By Sunil Garodia
First publised on 2021-04-14 06:41:44
The Supreme Court on Tuesday came down heavily on the practice of lower courts routinely staying police investigations or granting relief or protection to the accused. The court was of the opinion that courts should not do so in the initial stages of the police investigations. It should be done only in exceptional cases where it is clear that a prima facie case cannot be made out and the intention was to harass the accused. Even then, the court opined that the reasons for staying the probe should be spelt out to show application of mind by the lower court.
The court said that "an FIR is not an encyclopaedia to disclose all facts" related to the case and the police should be allowed to investigate the case to find out the truth. It also said that the police and the judiciary operate in their relevant spheres and must not tread over the other's domain. "The extraordinary and inherent powers of the court do not confer an arbitrary jurisdiction to act according to its whim or caprice", the court said, and added that courts should be cautious while interfering with criminal investigations. The court categorically said that "quashing of a complaint/FIR should be an exception rather than an ordinary rule".

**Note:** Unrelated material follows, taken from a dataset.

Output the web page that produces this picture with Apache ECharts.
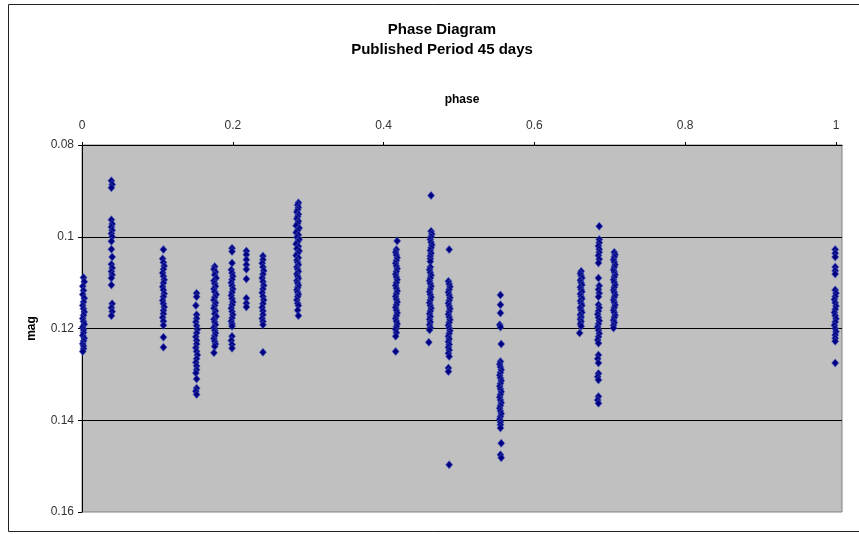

It is good that the Supreme Court has taken cognizance of this dubious practice in lower courts. Many police investigations are scuttled as the accused manage to get a quashing or stay order from the courts. Since lower courts do this in a routine manner without spelling out the reasons, it becomes disruptive and the police are not allowed to proceed in the case. There is no doubt that many criminal cases are filed just to harass the accused and as the apex court has said, the lower courts can apply their minds and grant relief in such cases by recording the reasons.